The first is the Hopwood decision, in the aftermath of which the state legislature mandated that the top 10 percent of high school students be automatically accepted to Texas universities. The decision did nothing to reduce the number of underprepared students matriculating, Snead-Greene explains. “We have seen students who were in the top 10 percent of their graduating classes with total SAT scores of 450, 600. That’s total.”
At the same time, admission to all Texas universities is provisional depending on the student’s ability to pass the TASP (Texas Academic Skills Program) entrance exam, and that’s where Snead-Greene and the Division of Academic Enhancement come in. Their mission is to get the 850 students in the AE division through their developmental coursework, over the hurdle of the TASP test and into the general college population where they can begin accumulating credits that will lead to graduation.
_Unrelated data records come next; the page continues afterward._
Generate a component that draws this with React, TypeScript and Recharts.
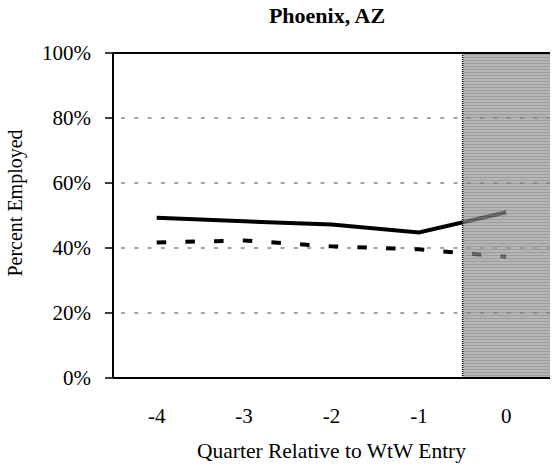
import { Line, LineChart, ReferenceArea, ReferenceLine, XAxis, YAxis } from "recharts"

const quarters = [-4, -3, -2, -1, 0]
const quarterEdges = [-4.5, -3.5, -2.5, -1.5, -0.5, 0.5]
const wtwEntrants = [49.3, 48.2, 47.2, 44.8, 51.0]
const comparisonGroup = [41.7, 42.3, 40.5, 39.6, 37.3]
const percentTicks = [0, 20, 40, 60, 80, 100]
const gridLevels = [20, 40, 60, 80]
const shadedFrom = -0.5
const shadedTo = 0.5

const rows = quarters.map((q, i) => ({
  q,
  wtw: wtwEntrants[i],
  comp: comparisonGroup[i],
}))

const FONT = '"Liberation Serif", "Times New Roman", serif'

export default function App() {
  return (
    <div style={{ position: "absolute", left: 0, top: 0, width: 552, height: 466, fontFamily: FONT }}>
      {/* stripe pattern for the post-entry quarter */}
      <svg width={0} height={0} style={{ position: "absolute" }}>
        <defs>
          <pattern id="shade" width={6} height={3} patternUnits="userSpaceOnUse">
            <rect width={6} height={3} fill="#969696" />
            <rect width={6} height={1} fill="#747474" />
          </pattern>
        </defs>
      </svg>

      <div
        style={{
          position: "absolute",
          left: 113,
          width: 428,
          top: 3,
          textAlign: "center",
          fontWeight: "bold",
          fontSize: 22,
          color: "#000",
        }}
      >
        Phoenix, AZ
      </div>

      <LineChart
        width={552}
        height={466}
        data={rows}
        margin={{ top: 53, right: 2, bottom: 0, left: 0 }}
      >
        <XAxis
          xAxisId="edges"
          dataKey="q"
          type="number"
          domain={[-4.5, 0.5]}
          ticks={quarterEdges}
          tick={false}
          tickSize={8}
          height={8}
          axisLine={{ stroke: "#000", strokeWidth: 2 }}
          tickLine={{ stroke: "#000", strokeWidth: 1.5 }}
        />
        <XAxis
          xAxisId="labels"
          dataKey="q"
          type="number"
          domain={[-4.5, 0.5]}
          ticks={quarters}
          axisLine={false}
          tickLine={false}
          tickSize={0}
          tickMargin={22}
          height={80}
          tick={{ fontSize: 21, fill: "#000", fontFamily: FONT }}
          label={{
            value: "Quarter Relative to WtW Entry",
            position: "insideBottom",
            offset: 8,
            fontSize: 21.5,
            fill: "#000",
            fontFamily: FONT,
          }}
        />
        <YAxis
          type="number"
          domain={[0, 100]}
          ticks={percentTicks}
          tickFormatter={(v: number) => `${v}%`}
          width={113}
          tickSize={8}
          tickMargin={14}
          tick={{ fontSize: 21, fill: "#000", fontFamily: FONT }}
          axisLine={{ stroke: "#000", strokeWidth: 2 }}
          tickLine={{ stroke: "#000", strokeWidth: 1.5 }}
          label={{
            content: () => (
              <text
                x={15}
                y={203}
                transform="rotate(-90 15 203)"
                textAnchor="middle"
                dominantBaseline="central"
                fontSize={20}
                fontFamily={FONT}
                fill="#000"
              >
                Percent Employed
              </text>
            ),
          }}
        />

        {gridLevels.map((g) => (
          <ReferenceLine
            key={g}
            xAxisId="edges"
            y={g}
            stroke="#a4a4a4"
            strokeWidth={2}
            strokeDasharray="4 9.3"
            strokeDashoffset={-8}
          />
        ))}

        <Line
          xAxisId="edges"
          dataKey="wtw"
          stroke="#000"
          strokeWidth={4}
          dot={false}
          isAnimationActive={false}
        />
        <Line
          xAxisId="edges"
          dataKey="comp"
          stroke="#000"
          strokeWidth={4}
          strokeDasharray="9.5 19.2"
          dot={false}
          isAnimationActive={false}
        />

        <ReferenceArea
          xAxisId="edges"
          x1={shadedFrom}
          x2={shadedTo}
          y1={0}
          y2={100}
          fill="url(#shade)"
          fillOpacity={0.7}
          stroke="none"
          zIndex={450}
        />
        <ReferenceLine
          xAxisId="edges"
          x={shadedFrom}
          stroke="#000"
          strokeWidth={1.5}
          strokeDasharray="1 1"
          zIndex={460}
        />
        <ReferenceLine xAxisId="edges" y={100} stroke="#000" strokeWidth={2} zIndex={460} />
      </LineChart>
    </div>
  )
}
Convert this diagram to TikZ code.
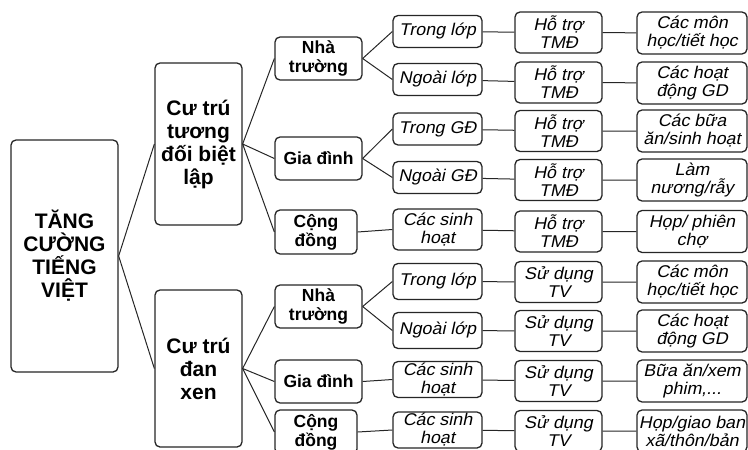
\documentclass[tikz,border=0pt]{standalone}
\usepackage{fontspec}
\setmainfont{Liberation Sans}
\newfontfamily\rongfont[FakeStretch=1.05,FakeSlant=0.21]{Liberation Sans}
\tikzset{
	hop/.style={draw=black!85, line width=1.3pt, rounded corners=5pt, fill=white, align=center, inner sep=1pt},
	dam/.style={hop, font=\bfseries\fontsize{17.5}{19}\selectfont, minimum width=87pt, minimum height=43pt},
	damlon/.style={hop, font=\bfseries\fontsize{21}{23}\selectfont},
	nghieng/.style={hop, font=\rongfont\fontsize{17}{18}\selectfont},
	cap3/.style={nghieng, minimum width=89pt, minimum height=32pt},
	cap4/.style={nghieng, minimum width=87pt, minimum height=41pt},
	cap5/.style={nghieng, minimum width=110pt, minimum height=42pt},
	noi/.style={line width=1pt, black!85}
}
\begin{document}
\begin{tikzpicture}[x=1pt,y=-1pt]
	\useasboundingbox (0,0) rectangle (748,450);
	
	\node[damlon, minimum width=107pt, minimum height=232pt] (goc) at (64.5,256) {TĂNG\\CƯỜNG\\TIẾNG\\VIỆT};
	\node[damlon, minimum width=87pt, minimum height=162pt] (bietlap) at (198.5,144) {Cư trú\\tương\\đối biệt\\lập};
	\node[damlon, minimum width=87pt, minimum height=157pt] (danxen) at (198.5,368.5) {Cư trú\\đan\\xen};
	
	% cap 2
	\node[dam] (nt1) at (318.5,58.5) {Nhà\\trường};
	\node[dam] (gd1) at (318.5,158.5) {Gia đình};
	\node[dam, minimum width=82pt, minimum height=44pt] (cd1) at (316,232) {Cộng\\đồng};
	\node[dam] (nt2) at (318.5,306.5) {Nhà\\trường};
	\node[dam] (gd2) at (318.5,381.5) {Gia đình};
	\node[dam, minimum width=82pt, minimum height=44pt] (cd2) at (316,432) {Cộng\\đồng};
	
	% cap 3
	\node[cap3] (a1) at (437.5,31.5) {Trong lớp};
	\node[cap3] (a2) at (437.5,79.5) {Ngoài lớp};
	\node[cap3] (a3) at (437.5,129) {Trong GĐ};
	\node[cap3] (a4) at (437.5,177.5) {Ngoài GĐ};
	\node[cap3, minimum height=41pt] (a5) at (437.5,229.5) {Các sinh\\hoạt};
	\node[cap3, minimum height=36pt] (a6) at (437.5,281.5) {Trong lớp};
	\node[cap3, minimum height=36pt] (a7) at (437.5,330.5) {Ngoài lớp};
	\node[cap3, minimum height=36pt] (a8) at (437.5,379.5) {Các sinh\\hoạt};
	\node[cap3, minimum height=36pt] (a9) at (437.5,430) {Các sinh\\hoạt};
	
	% cap 4
	\node[cap4] (b1) at (558.5,32.5) {Hỗ trợ\\TMĐ};
	\node[cap4] (b2) at (558.5,82.5) {Hỗ trợ\\TMĐ};
	\node[cap4] (b3) at (558.5,131) {Hỗ trợ\\TMĐ};
	\node[cap4] (b4) at (558.5,180) {Hỗ trợ\\TMĐ};
	\node[cap4] (b5) at (558.5,231.5) {Hỗ trợ\\TMĐ};
	\node[cap4] (b6) at (558.5,282) {Sử dụng\\TV};
	\node[cap4] (b7) at (558.5,331) {Sử dụng\\TV};
	\node[cap4] (b8) at (558.5,381) {Sử dụng\\TV};
	\node[cap4] (b9) at (558.5,431) {Sử dụng\\TV};
	
	% cap 5
	\node[cap5] (c1) at (692,33) {Các môn\\học/tiết học};
	\node[cap5] (c2) at (692,83) {Các hoạt\\động GD};
	\node[cap5] (c3) at (692,131) {Các bữa\\ăn/sinh hoạt};
	\node[cap5] (c4) at (692,180) {Làm\\nương/rẫy};
	\node[cap5] (c5) at (692,231.5) {Họp/ phiên\\chợ};
	\node[cap5] (c6) at (692,282) {Các môn\\học/tiết học};
	\node[cap5] (c7) at (692,331) {Các hoạt\\động GD};
	\node[cap5] (c8) at (692,381) {Bữa ăn/xem\\phim,...};
	\node[cap5] (c9) at (692,431) {Họp/giao ban\\xã/thôn/bản};
	
	\draw[noi] (goc.east) -- (bietlap.west) (goc.east) -- (danxen.west);
	\draw[noi] (bietlap.east) -- (nt1.west) (bietlap.east) -- (gd1.west) (bietlap.east) -- (cd1.west);
	\draw[noi] (danxen.east) -- (nt2.west) (danxen.east) -- (gd2.west) (danxen.east) -- (cd2.west);
	\draw[noi] (nt1.east) -- (a1.west) (nt1.east) -- (a2.west) (gd1.east) -- (a3.west) (gd1.east) -- (a4.west) (cd1.east) -- (a5.west);
	\draw[noi] (nt2.east) -- (a6.west) (nt2.east) -- (a7.west) (gd2.east) -- (a8.west) (cd2.east) -- (a9.west);
	\draw[noi] (a1) -- (b1) -- (c1) (a2) -- (b2) -- (c2) (a3) -- (b3) -- (c3);
	\draw[noi] (a4) -- (b4) -- (c4) (a5) -- (b5) -- (c5) (a6) -- (b6) -- (c6);
	\draw[noi] (a7) -- (b7) -- (c7) (a8) -- (b8) -- (c8) (a9) -- (b9) -- (c9);
	
\end{tikzpicture}
\end{document}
In the 1998 reorganization, the number of courses in math, reading and writing was increased and the courses were re-sequenced, with the reading sequence coming first. Previously optional components of program — tutoring, developmental lab, academic advising — were made mandatory. Most importantly, oversight of the students was increased, so that fewer could fall through the cracks. All these changes — with the addition of math and reading resource specialists who were hired and supplemented with instructors dedicated to the AE division — have led to remarkable results.
Retention rates have risen steadily, starting at 52.3 percent in 1998, jumping to 57.1 percent in 1999 to 64.7 percent in 2000 and to 68.25 percent in 2001. Snead-Greene couldn’t be happier. “These numbers show that our students are sticking around — that they see our program as one that will get them through the TASP and prepare them to tackle college-level courses,” she says.
Such successes are rare, but their numbers are increasing as the “synergies” around developmental education increase.
Minnesota’s Taylor says the reasons for his success — and those of other top programs — are no secret. “Our philosophy is simple: You don’t create classrooms that are hostile. You warm those classrooms up so that every student can thrive,” he says.